Milhões de quilômetros separam os planetas Terra e Vênus, variando de acordo com a posição de suas órbitas. Os traços dessas zonas poderiam ser projetados através dos borrões que preenchem esses caminhos, salpicados de luz se apresentam em meio a tantas brumas.

Gosto de pensar sobre o fascínio que ocorreu em Clara ao criar com Vênus, onde o desconhecido se conjuga como possibilidade e também caos, ao invés de subtrair perspectivas sobre aquilo que não se tem domínio.

O equilíbrio e a simetria, tão presentes nos estudos sobre proporção ao longo da história da arte ocidental, já não são definidores para a construção de um senso de valores sobre o desenho; existem espaços para distorções e tremores.

Aprende-se a caminhar de uma outra forma, os pés já não são suficientes para cada passo, faz-se necessário uma nova camada que se envolve para compreender a densidade deste novo trajeto.

Há uma característica muito presente nos desenhos aqui compartilhados, zonas são definidas pela esfumatura dos materiais, seja do carvão, do grafite ou da sanguínea.

Há luz gerada entre claro-escuros e essas conversas redefinem os próprios limites das figuras, acentuando-as num mistério e num encantamento.

Clara decidiu olhar com olhos de Vênus. Ele é um planeta rochoso, e até então, o que sabemos, é de sua ambiência hostil para o corpo humano, suas temperaturas elevadas que chegam a um calor máximo e sua atmosfera densa composta principalmente por dióxido de carbono; esses elementos tornam impossível a habitação de qualquer forma de vida em sua superfície.

O movimento, então, de olhar como uma venusiana, de ser/estar/viver Vênus, seria uma articulação que surge do improvável, uma certa astúcia do imaginar e reconhecer que esse planeta, que é o mais próximo da Terra, nos transforma numa radicalidade tão viva quanto o Sol e a Lua.
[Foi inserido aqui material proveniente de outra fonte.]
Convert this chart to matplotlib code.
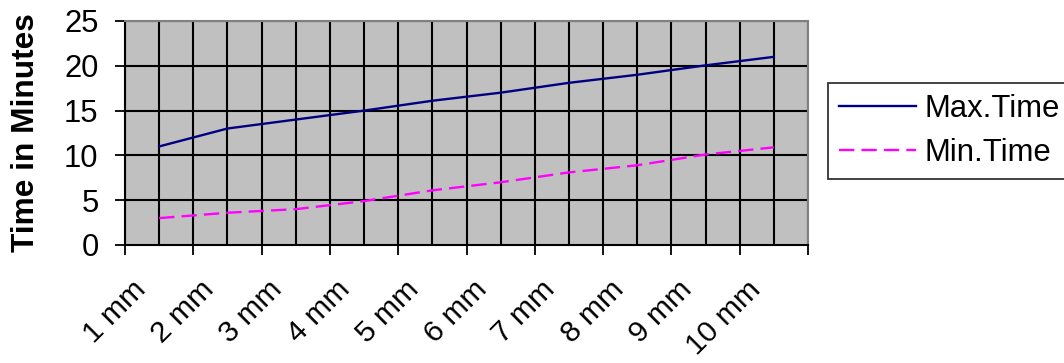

No entanto, podemos dizer que somos compostos por elementos que têm origem em Vênus e em outros corpos celestes.

Os elementos químicos que compõem o nosso corpo, como carbono, oxigênio, nitrogênio, ferro, entre outros, foram formados no interior de estrelas através de processos nucleares.

Esses elementos foram disseminados pelo universo através de eventos como supernovas e, eventualmente, se agregaram para formar planetas, incluindo a Terra e Vênus. Sem condicionar a vida venusiana a uma iconografia única, mas sem ignorar todo o erotismo que este planeta traz em sua associação greco-romana, a artista complexifica as relações possíveis com esta irradiação de Vênus, o atrelando ao feitiço, a sua geologia, a astronomia, a astrologia e ao tarô.

Podemos quase traçar uma genealogia das Vênus na história, sempre associadas ao aspecto feminino, nomeadas a partir da repetição da mitologia clássica ocidental e cristalizadas pela pintura renascentista de Botticelli. No entanto, estão também ligadas a diversos artefatos de culturas distintas, que continuam a ser traduzidos a partir dessa mesma cosmologia. Nesse sentido, no processo para a exposição a artista retoma diálogos com a pesquisadora, curadora e astróloga Rita Vênus, em uma conversa oracular onde discutiram sobre uma analogia dos planetas desde o polímata persa Al-Biruni.

Gostaria de trazer duas passagens sobre a deambulação de escritores muito distintos sobre este Planeta, em Delta Vênus a escritora Anaïs Nin traz-nos onde uma de suas personagens fala sobre a observação de sua própria vulva através de um espelho: “Assim tinha nascido Vênus do oceano, com aquela pequena semente de salgado mel dentro de si”. Um pouco antes, em 1953, Isaac Asimov cria um universo de histórias a partir dos planetas que circundam o Sol, e em um tempo que se acreditava na superfície de Vênus tomada por água, o autor cria Os Oceanos de Vênus e em seu prefácio de 1978, Asimov defende sua narrativa, admitindo que no desenrolar da ciência frente às definições sobre Vênus, seu livro ainda sim é relato de aventuras e que gostem dela, apesar das descrições que eram fiéis à época em que escreveu.

Imersa na astúcia do imaginar, Clara nos convida a olhar com olhos de Vênus, a enxergar não apenas o desconhecido como possibilidade e caos, mas também como a essência primordial que nos compõe. Seu processo transcende a mera representação do planeta rochoso, adentrando um cosmos de relações em encontro a diversas leituras possíveis. Ao amalgamar o erótico, o mítico e o científico, ela nos leva a deambular pelos caminhos encantados de Vênus, onde a beleza e o mistério se entrelaçam em cada traço, convidando-nos a explorar não só o espaço exterior, mas também os universos interiores que ecoam a pulsante vida venusiana que habita em nós.